Extracted material:

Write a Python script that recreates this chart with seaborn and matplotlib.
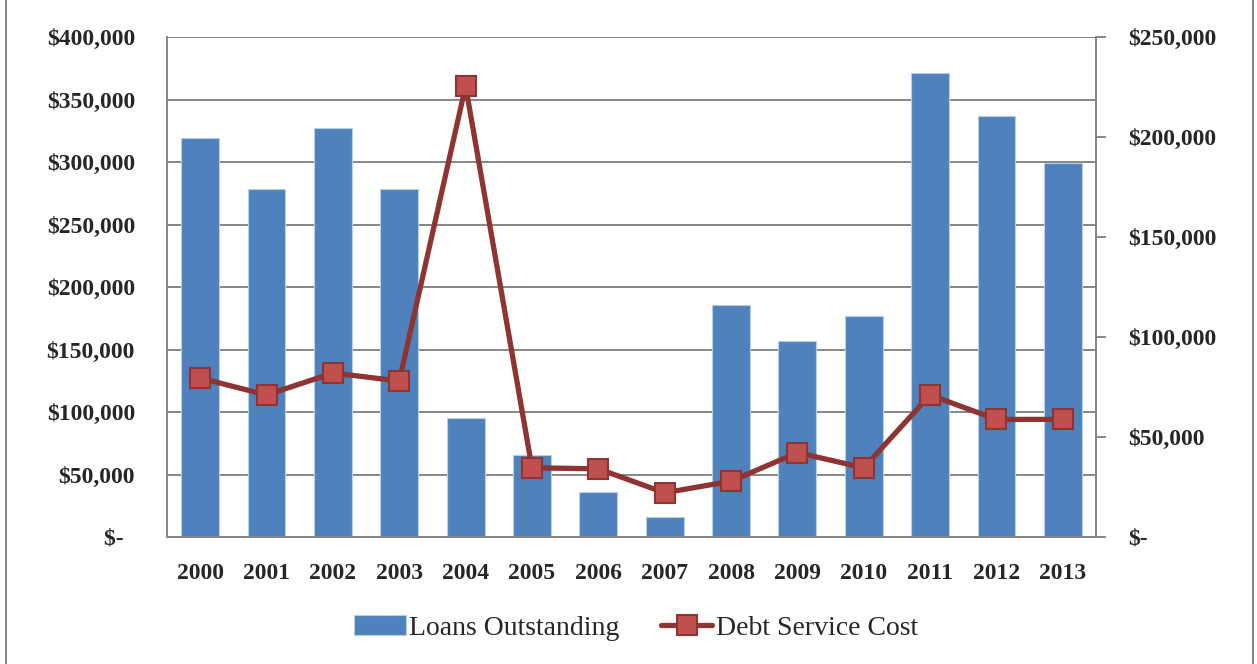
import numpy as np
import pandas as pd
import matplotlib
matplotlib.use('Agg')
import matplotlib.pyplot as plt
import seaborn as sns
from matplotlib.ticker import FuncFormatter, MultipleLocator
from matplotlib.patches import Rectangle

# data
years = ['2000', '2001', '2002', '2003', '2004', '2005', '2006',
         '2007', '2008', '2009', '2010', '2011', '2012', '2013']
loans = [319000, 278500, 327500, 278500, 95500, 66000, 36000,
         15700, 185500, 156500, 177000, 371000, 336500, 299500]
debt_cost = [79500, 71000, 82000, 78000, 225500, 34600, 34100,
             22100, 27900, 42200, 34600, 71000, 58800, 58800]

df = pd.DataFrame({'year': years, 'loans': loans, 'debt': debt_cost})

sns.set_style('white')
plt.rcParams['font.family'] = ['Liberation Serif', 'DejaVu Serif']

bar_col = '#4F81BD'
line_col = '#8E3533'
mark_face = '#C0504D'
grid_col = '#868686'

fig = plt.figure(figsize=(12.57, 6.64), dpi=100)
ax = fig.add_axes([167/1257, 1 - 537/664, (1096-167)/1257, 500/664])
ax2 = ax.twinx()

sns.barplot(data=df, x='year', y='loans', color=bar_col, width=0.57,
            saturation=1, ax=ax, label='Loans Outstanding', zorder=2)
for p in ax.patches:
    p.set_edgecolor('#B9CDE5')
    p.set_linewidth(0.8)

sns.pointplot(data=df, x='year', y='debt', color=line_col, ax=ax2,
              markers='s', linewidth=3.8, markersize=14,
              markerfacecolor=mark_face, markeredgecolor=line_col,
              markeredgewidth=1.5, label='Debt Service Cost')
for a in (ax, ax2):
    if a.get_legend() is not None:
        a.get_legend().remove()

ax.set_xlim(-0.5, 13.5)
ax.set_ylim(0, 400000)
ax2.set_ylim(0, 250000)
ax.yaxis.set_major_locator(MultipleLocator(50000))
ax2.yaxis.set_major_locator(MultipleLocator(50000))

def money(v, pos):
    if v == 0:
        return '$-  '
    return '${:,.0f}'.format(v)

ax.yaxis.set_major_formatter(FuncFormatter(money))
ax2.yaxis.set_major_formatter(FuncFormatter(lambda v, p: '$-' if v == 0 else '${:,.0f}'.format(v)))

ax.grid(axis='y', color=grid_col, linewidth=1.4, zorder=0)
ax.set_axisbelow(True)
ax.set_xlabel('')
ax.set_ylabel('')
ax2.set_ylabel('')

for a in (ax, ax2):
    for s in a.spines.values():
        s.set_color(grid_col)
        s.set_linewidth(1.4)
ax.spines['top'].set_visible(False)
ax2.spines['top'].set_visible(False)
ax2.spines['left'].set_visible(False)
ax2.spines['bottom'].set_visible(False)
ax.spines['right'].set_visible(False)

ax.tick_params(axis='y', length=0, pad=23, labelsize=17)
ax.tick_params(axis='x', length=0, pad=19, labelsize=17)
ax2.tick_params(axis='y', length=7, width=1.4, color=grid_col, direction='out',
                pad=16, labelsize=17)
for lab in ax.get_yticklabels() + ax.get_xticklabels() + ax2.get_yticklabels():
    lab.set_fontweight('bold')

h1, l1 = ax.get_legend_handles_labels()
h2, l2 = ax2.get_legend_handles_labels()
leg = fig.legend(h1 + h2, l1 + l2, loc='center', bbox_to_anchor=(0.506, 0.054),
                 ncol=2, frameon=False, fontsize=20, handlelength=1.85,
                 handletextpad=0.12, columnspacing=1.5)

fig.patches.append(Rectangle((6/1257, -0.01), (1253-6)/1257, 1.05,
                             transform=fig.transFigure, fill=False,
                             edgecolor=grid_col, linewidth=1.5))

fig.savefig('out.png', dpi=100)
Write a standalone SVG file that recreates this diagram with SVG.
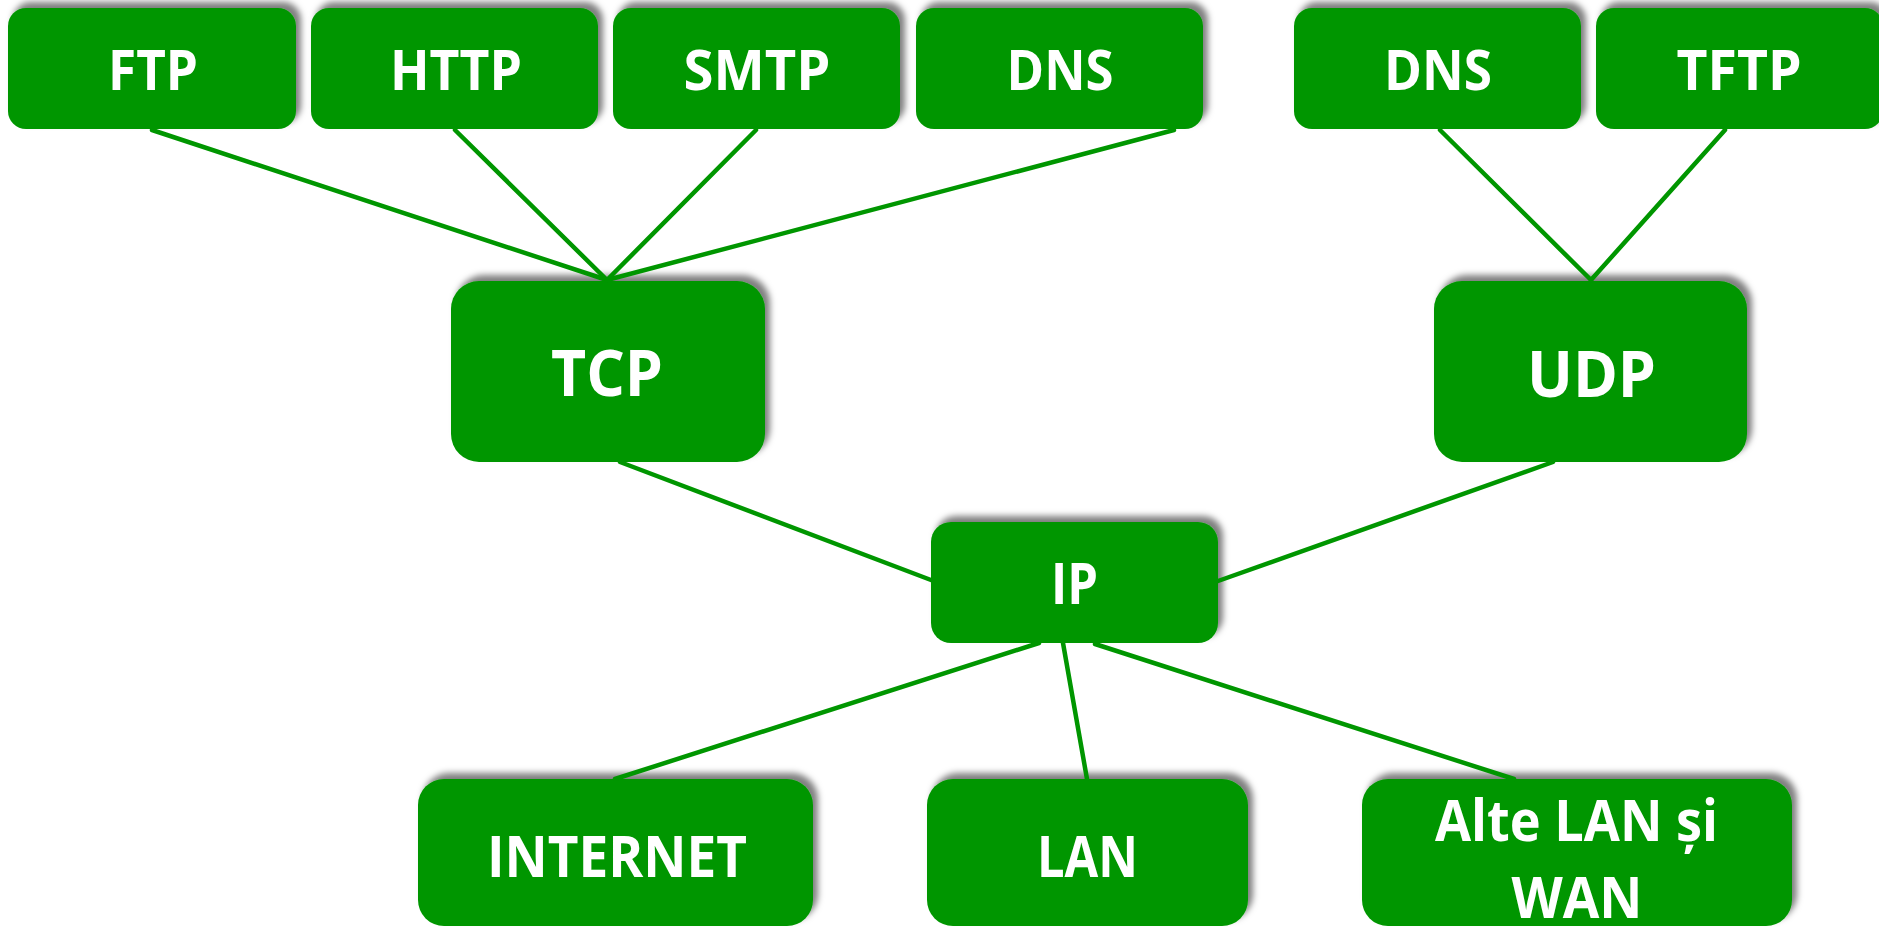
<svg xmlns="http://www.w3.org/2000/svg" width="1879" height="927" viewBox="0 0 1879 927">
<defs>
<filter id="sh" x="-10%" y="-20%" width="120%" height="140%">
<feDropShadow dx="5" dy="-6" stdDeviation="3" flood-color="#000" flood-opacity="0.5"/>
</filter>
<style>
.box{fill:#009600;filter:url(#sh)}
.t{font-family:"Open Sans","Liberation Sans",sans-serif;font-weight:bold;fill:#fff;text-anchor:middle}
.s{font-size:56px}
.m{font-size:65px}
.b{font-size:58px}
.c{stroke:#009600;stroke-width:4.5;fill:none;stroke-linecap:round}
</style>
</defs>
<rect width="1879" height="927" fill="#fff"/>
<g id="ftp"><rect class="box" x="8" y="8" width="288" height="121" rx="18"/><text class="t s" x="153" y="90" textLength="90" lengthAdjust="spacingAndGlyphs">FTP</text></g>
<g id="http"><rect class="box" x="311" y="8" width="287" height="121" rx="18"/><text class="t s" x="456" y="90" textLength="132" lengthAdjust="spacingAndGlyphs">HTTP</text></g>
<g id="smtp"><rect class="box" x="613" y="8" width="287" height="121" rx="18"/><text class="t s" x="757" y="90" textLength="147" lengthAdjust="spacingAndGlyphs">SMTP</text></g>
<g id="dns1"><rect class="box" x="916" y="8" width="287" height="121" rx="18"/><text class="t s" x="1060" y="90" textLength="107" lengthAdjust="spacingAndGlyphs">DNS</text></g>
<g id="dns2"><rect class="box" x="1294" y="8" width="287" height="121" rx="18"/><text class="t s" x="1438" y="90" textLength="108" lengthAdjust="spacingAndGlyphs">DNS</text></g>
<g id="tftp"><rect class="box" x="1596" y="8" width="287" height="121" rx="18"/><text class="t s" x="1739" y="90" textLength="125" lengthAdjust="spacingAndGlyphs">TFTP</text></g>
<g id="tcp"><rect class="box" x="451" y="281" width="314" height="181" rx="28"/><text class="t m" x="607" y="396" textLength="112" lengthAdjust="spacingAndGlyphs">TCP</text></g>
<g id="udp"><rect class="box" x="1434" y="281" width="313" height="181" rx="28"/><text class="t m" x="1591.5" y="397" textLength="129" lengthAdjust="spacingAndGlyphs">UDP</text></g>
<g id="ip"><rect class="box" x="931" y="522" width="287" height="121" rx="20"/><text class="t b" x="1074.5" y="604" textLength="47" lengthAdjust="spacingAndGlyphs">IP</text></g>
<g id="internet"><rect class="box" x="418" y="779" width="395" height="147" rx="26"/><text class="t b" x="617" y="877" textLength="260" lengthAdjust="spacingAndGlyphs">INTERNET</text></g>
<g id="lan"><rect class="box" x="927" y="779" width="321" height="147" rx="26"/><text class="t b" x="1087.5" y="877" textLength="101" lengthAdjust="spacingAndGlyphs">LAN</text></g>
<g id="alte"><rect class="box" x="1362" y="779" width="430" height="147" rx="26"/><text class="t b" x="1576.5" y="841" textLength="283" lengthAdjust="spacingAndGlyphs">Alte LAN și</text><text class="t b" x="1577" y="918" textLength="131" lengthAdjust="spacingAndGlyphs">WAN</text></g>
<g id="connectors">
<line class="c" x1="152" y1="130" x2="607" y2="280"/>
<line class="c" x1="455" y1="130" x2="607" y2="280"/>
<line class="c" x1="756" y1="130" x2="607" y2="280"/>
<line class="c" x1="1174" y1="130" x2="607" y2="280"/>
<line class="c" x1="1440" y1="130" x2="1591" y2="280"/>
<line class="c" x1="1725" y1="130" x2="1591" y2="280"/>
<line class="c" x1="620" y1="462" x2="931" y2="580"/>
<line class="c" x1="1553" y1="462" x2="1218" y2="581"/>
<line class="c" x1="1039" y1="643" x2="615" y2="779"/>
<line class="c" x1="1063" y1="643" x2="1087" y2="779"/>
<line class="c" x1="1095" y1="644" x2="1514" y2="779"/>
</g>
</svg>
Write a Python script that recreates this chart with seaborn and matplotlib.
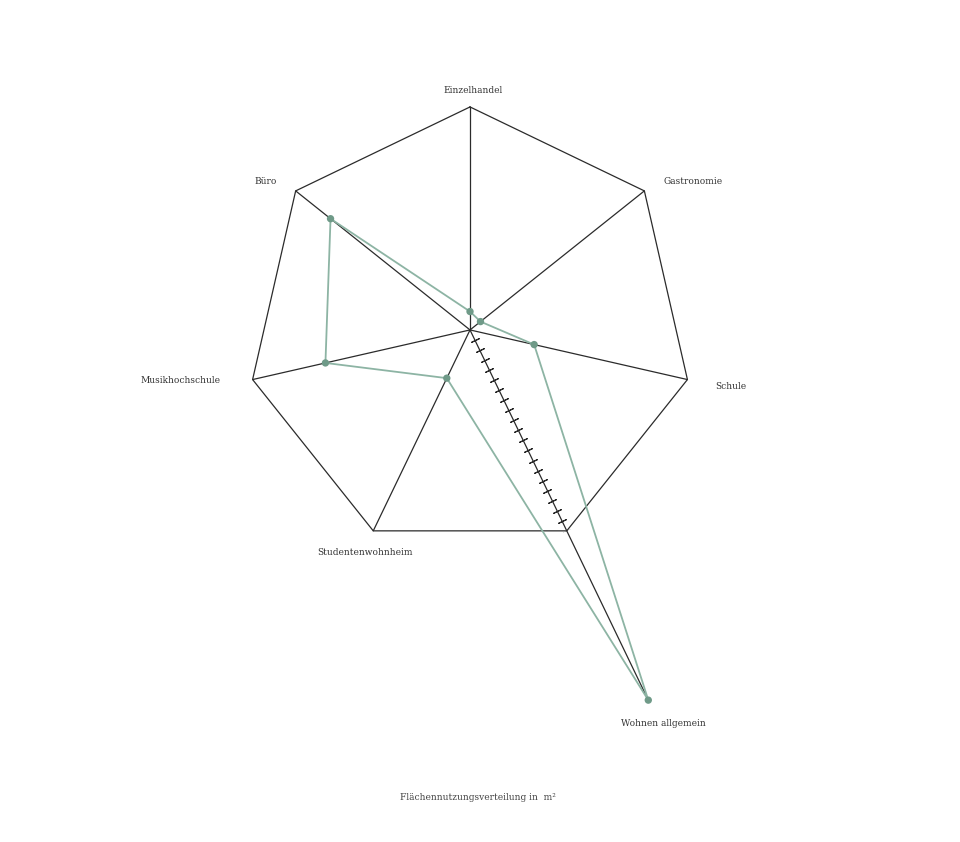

Written problem: The data should be printed again unchanged; leave its pictures out.

Reply to the exercise:
Write a Python script that recreates this chart with seaborn and matplotlib.
import numpy as np
import pandas as pd
import matplotlib
matplotlib.use('Agg')
import matplotlib.pyplot as plt
import seaborn as sns
from matplotlib.ticker import FuncFormatter, MultipleLocator
from matplotlib.patches import Rectangle

# data
years = ['2000', '2001', '2002', '2003', '2004', '2005', '2006',
         '2007', '2008', '2009', '2010', '2011', '2012', '2013']
loans = [319000, 278500, 327500, 278500, 95500, 66000, 36000,
         15700, 185500, 156500, 177000, 371000, 336500, 299500]
debt_cost = [79500, 71000, 82000, 78000, 225500, 34600, 34100,
             22100, 27900, 42200, 34600, 71000, 58800, 58800]

df = pd.DataFrame({'year': years, 'loans': loans, 'debt': debt_cost})

sns.set_style('white')
plt.rcParams['font.family'] = ['Liberation Serif', 'DejaVu Serif']

bar_col = '#4F81BD'
line_col = '#8E3533'
mark_face = '#C0504D'
grid_col = '#868686'

fig = plt.figure(figsize=(12.57, 6.64), dpi=100)
ax = fig.add_axes([167/1257, 1 - 537/664, (1096-167)/1257, 500/664])
ax2 = ax.twinx()

sns.barplot(data=df, x='year', y='loans', color=bar_col, width=0.57,
            saturation=1, ax=ax, label='Loans Outstanding', zorder=2)
for p in ax.patches:
    p.set_edgecolor('#B9CDE5')
    p.set_linewidth(0.8)

sns.pointplot(data=df, x='year', y='debt', color=line_col, ax=ax2,
              markers='s', linewidth=3.8, markersize=14,
              markerfacecolor=mark_face, markeredgecolor=line_col,
              markeredgewidth=1.5, label='Debt Service Cost')
for a in (ax, ax2):
    if a.get_legend() is not None:
        a.get_legend().remove()

ax.set_xlim(-0.5, 13.5)
ax.set_ylim(0, 400000)
ax2.set_ylim(0, 250000)
ax.yaxis.set_major_locator(MultipleLocator(50000))
ax2.yaxis.set_major_locator(MultipleLocator(50000))

def money(v, pos):
    if v == 0:
        return '$-  '
    return '${:,.0f}'.format(v)

ax.yaxis.set_major_formatter(FuncFormatter(money))
ax2.yaxis.set_major_formatter(FuncFormatter(lambda v, p: '$-' if v == 0 else '${:,.0f}'.format(v)))

ax.grid(axis='y', color=grid_col, linewidth=1.4, zorder=0)
ax.set_axisbelow(True)
ax.set_xlabel('')
ax.set_ylabel('')
ax2.set_ylabel('')

for a in (ax, ax2):
    for s in a.spines.values():
        s.set_color(grid_col)
        s.set_linewidth(1.4)
ax.spines['top'].set_visible(False)
ax2.spines['top'].set_visible(False)
ax2.spines['left'].set_visible(False)
ax2.spines['bottom'].set_visible(False)
ax.spines['right'].set_visible(False)

ax.tick_params(axis='y', length=0, pad=23, labelsize=17)
ax.tick_params(axis='x', length=0, pad=19, labelsize=17)
ax2.tick_params(axis='y', length=7, width=1.4, color=grid_col, direction='out',
                pad=16, labelsize=17)
for lab in ax.get_yticklabels() + ax.get_xticklabels() + ax2.get_yticklabels():
    lab.set_fontweight('bold')

h1, l1 = ax.get_legend_handles_labels()
h2, l2 = ax2.get_legend_handles_labels()
leg = fig.legend(h1 + h2, l1 + l2, loc='center', bbox_to_anchor=(0.506, 0.054),
                 ncol=2, frameon=False, fontsize=20, handlelength=1.85,
                 handletextpad=0.12, columnspacing=1.5)

fig.patches.append(Rectangle((6/1257, -0.01), (1253-6)/1257, 1.05,
                             transform=fig.transFigure, fill=False,
                             edgecolor=grid_col, linewidth=1.5))

fig.savefig('out.png', dpi=100)
Write a standalone SVG file that recreates this diagram with SVG.
<svg xmlns="http://www.w3.org/2000/svg" width="1879" height="927" viewBox="0 0 1879 927">
<defs>
<filter id="sh" x="-10%" y="-20%" width="120%" height="140%">
<feDropShadow dx="5" dy="-6" stdDeviation="3" flood-color="#000" flood-opacity="0.5"/>
</filter>
<style>
.box{fill:#009600;filter:url(#sh)}
.t{font-family:"Open Sans","Liberation Sans",sans-serif;font-weight:bold;fill:#fff;text-anchor:middle}
.s{font-size:56px}
.m{font-size:65px}
.b{font-size:58px}
.c{stroke:#009600;stroke-width:4.5;fill:none;stroke-linecap:round}
</style>
</defs>
<rect width="1879" height="927" fill="#fff"/>
<g id="ftp"><rect class="box" x="8" y="8" width="288" height="121" rx="18"/><text class="t s" x="153" y="90" textLength="90" lengthAdjust="spacingAndGlyphs">FTP</text></g>
<g id="http"><rect class="box" x="311" y="8" width="287" height="121" rx="18"/><text class="t s" x="456" y="90" textLength="132" lengthAdjust="spacingAndGlyphs">HTTP</text></g>
<g id="smtp"><rect class="box" x="613" y="8" width="287" height="121" rx="18"/><text class="t s" x="757" y="90" textLength="147" lengthAdjust="spacingAndGlyphs">SMTP</text></g>
<g id="dns1"><rect class="box" x="916" y="8" width="287" height="121" rx="18"/><text class="t s" x="1060" y="90" textLength="107" lengthAdjust="spacingAndGlyphs">DNS</text></g>
<g id="dns2"><rect class="box" x="1294" y="8" width="287" height="121" rx="18"/><text class="t s" x="1438" y="90" textLength="108" lengthAdjust="spacingAndGlyphs">DNS</text></g>
<g id="tftp"><rect class="box" x="1596" y="8" width="287" height="121" rx="18"/><text class="t s" x="1739" y="90" textLength="125" lengthAdjust="spacingAndGlyphs">TFTP</text></g>
<g id="tcp"><rect class="box" x="451" y="281" width="314" height="181" rx="28"/><text class="t m" x="607" y="396" textLength="112" lengthAdjust="spacingAndGlyphs">TCP</text></g>
<g id="udp"><rect class="box" x="1434" y="281" width="313" height="181" rx="28"/><text class="t m" x="1591.5" y="397" textLength="129" lengthAdjust="spacingAndGlyphs">UDP</text></g>
<g id="ip"><rect class="box" x="931" y="522" width="287" height="121" rx="20"/><text class="t b" x="1074.5" y="604" textLength="47" lengthAdjust="spacingAndGlyphs">IP</text></g>
<g id="internet"><rect class="box" x="418" y="779" width="395" height="147" rx="26"/><text class="t b" x="617" y="877" textLength="260" lengthAdjust="spacingAndGlyphs">INTERNET</text></g>
<g id="lan"><rect class="box" x="927" y="779" width="321" height="147" rx="26"/><text class="t b" x="1087.5" y="877" textLength="101" lengthAdjust="spacingAndGlyphs">LAN</text></g>
<g id="alte"><rect class="box" x="1362" y="779" width="430" height="147" rx="26"/><text class="t b" x="1576.5" y="841" textLength="283" lengthAdjust="spacingAndGlyphs">Alte LAN și</text><text class="t b" x="1577" y="918" textLength="131" lengthAdjust="spacingAndGlyphs">WAN</text></g>
<g id="connectors">
<line class="c" x1="152" y1="130" x2="607" y2="280"/>
<line class="c" x1="455" y1="130" x2="607" y2="280"/>
<line class="c" x1="756" y1="130" x2="607" y2="280"/>
<line class="c" x1="1174" y1="130" x2="607" y2="280"/>
<line class="c" x1="1440" y1="130" x2="1591" y2="280"/>
<line class="c" x1="1725" y1="130" x2="1591" y2="280"/>
<line class="c" x1="620" y1="462" x2="931" y2="580"/>
<line class="c" x1="1553" y1="462" x2="1218" y2="581"/>
<line class="c" x1="1039" y1="643" x2="615" y2="779"/>
<line class="c" x1="1063" y1="643" x2="1087" y2="779"/>
<line class="c" x1="1095" y1="644" x2="1514" y2="779"/>
</g>
</svg>
Write a Python script that recreates this chart with seaborn and matplotlib.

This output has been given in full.